:: DATASET CONTENT ::
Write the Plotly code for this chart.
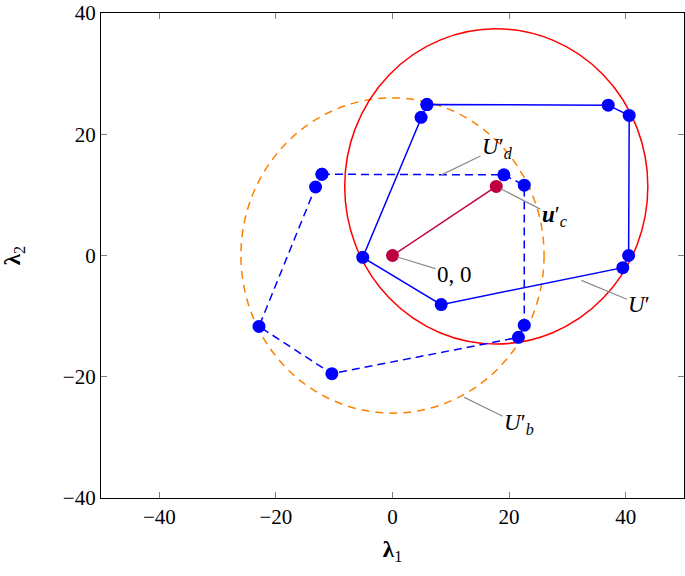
---
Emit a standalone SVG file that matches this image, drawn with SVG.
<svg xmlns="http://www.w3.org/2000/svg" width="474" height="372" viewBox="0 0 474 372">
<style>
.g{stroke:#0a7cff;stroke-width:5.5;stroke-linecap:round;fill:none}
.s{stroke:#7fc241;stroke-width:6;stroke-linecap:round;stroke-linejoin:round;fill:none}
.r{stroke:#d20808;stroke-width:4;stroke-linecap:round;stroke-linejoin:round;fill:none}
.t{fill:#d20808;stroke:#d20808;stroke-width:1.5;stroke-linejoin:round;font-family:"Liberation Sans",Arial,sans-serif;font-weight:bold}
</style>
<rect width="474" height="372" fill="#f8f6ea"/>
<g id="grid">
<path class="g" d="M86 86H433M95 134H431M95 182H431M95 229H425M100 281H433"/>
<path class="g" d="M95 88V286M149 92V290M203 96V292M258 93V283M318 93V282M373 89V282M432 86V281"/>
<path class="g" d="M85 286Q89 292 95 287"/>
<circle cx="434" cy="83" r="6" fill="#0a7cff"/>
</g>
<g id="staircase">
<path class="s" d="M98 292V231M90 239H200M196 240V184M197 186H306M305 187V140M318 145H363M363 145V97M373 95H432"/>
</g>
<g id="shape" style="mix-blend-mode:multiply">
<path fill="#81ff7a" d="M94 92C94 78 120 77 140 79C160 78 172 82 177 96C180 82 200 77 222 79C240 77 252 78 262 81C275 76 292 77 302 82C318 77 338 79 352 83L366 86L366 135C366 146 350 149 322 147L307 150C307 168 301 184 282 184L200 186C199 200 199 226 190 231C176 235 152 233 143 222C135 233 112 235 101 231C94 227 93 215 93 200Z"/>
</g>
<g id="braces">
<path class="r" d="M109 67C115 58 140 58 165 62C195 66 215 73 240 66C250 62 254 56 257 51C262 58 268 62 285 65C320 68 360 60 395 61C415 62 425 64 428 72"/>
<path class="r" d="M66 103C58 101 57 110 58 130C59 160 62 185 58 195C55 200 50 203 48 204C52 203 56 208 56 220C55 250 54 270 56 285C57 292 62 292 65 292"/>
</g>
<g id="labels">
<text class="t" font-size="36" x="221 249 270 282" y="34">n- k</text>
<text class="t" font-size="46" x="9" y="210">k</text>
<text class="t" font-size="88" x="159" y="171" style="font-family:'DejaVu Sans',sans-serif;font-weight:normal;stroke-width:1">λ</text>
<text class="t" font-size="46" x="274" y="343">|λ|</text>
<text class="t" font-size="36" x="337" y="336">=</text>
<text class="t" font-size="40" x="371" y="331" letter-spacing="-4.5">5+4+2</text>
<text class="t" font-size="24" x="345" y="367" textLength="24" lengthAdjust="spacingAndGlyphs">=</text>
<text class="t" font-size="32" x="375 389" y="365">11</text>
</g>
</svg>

:: PROBLEM DETAILS ::
Copy out all lines that carry the word "this".

:: FINAL RESULT ::
Write the Plotly code for this chart.
Emit a standalone SVG file that matches this image, drawn with SVG.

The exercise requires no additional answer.